Au moment du dépôt de son offre de dation en paiement, le contribuable doit lister les biens concernés, leur valeur, les conditions de leur acquisition, et plus généralement leur nature. Il existe un modèle établi par l’administration fiscale pour proposer une dation en paiement. Il doit être déposé, rempli, daté, et signé, en quatre exemplaires. Si le contribuable souhaite proposer en dation en paiement un objet d’art ou de collection, il doit utiliser le modèle BOI-LETTRE-000114.

S’il souhaite proposer un immeuble éligible à la dation en paiement, il doit alors recourir au modèle BOI-LETTRE-000128 ou BOI-LETTRE-000129 (selon le cas). L’offre de dation en paiement ne peut être conditionnelle, comme par exemple l’affectation de l'oeuvre d'art proposée à tel ou tel musée. Dans tous les cas, la décision d’agrément est prise par le ministre chargé du Budget. Une fois l’agrément obtenu, et conformément à l’article 1716 bis I du code général des impôts, la dation en paiement est parfaite après l’acceptation par écrit du contribuable de la valeur libératoire mentionnée dans la décision d’agrément. 

La valeur libératoire correspond au montant des droits pouvant être acquittés par la remise du bien proposé en dation en paiement. En cas de refus de la proposition de dation en paiement, le contribuable en est informé par un courrier recommandé. Il dispose alors d’un délai de 30 jours pour s’acquitter des droits dus par un autre moyen. Passé ce délai, il s’expose à un intérêt de retard au taux de 0,20% par mois. Si le contribuable conteste le refus, il bénéficie de la possibilité d’exercer un recours pour excès de pouvoir devant le Tribunal Administratif.

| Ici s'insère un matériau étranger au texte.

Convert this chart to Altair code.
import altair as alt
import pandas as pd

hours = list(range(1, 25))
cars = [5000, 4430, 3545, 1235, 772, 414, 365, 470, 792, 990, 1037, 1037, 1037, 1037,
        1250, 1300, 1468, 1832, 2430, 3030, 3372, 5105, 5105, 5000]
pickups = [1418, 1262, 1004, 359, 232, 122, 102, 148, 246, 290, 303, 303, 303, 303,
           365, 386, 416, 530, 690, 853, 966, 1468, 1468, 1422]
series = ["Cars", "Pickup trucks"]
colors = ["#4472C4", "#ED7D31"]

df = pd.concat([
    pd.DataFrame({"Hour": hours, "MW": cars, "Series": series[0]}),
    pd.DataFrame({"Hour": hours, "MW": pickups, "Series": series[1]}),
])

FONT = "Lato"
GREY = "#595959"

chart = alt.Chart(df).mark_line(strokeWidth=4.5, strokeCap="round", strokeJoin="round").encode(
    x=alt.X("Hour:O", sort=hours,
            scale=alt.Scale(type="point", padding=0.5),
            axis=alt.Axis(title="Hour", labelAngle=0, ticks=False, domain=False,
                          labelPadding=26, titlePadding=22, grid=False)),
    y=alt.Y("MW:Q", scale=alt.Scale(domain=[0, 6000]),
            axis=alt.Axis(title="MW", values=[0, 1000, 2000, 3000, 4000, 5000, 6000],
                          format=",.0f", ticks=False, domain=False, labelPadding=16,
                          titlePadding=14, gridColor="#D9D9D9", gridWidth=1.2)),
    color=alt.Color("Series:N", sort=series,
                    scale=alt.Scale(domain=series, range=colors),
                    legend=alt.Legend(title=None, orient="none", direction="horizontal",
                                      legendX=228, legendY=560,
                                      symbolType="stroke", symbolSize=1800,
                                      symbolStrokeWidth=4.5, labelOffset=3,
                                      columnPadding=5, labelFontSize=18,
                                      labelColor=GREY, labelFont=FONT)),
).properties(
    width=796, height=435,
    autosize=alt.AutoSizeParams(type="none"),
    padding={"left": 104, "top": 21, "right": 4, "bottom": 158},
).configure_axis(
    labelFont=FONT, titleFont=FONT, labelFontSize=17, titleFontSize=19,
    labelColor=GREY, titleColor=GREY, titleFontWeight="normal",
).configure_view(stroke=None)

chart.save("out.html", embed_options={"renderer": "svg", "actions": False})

Ce formalisme particulier et chronophage peut rebuter certains contribuables. C’est sans doute la raison pour laquelle la dation en paiement est si peu utilisée aujourd’hui. Elle peut toutefois s'avérer opportune pour les contribuables ayant peu de liquidités, mais disposant d’un patrimoine mobilier et/ou immobilier composé de biens de valeur, susceptibles d’enrichir le patrimoine national.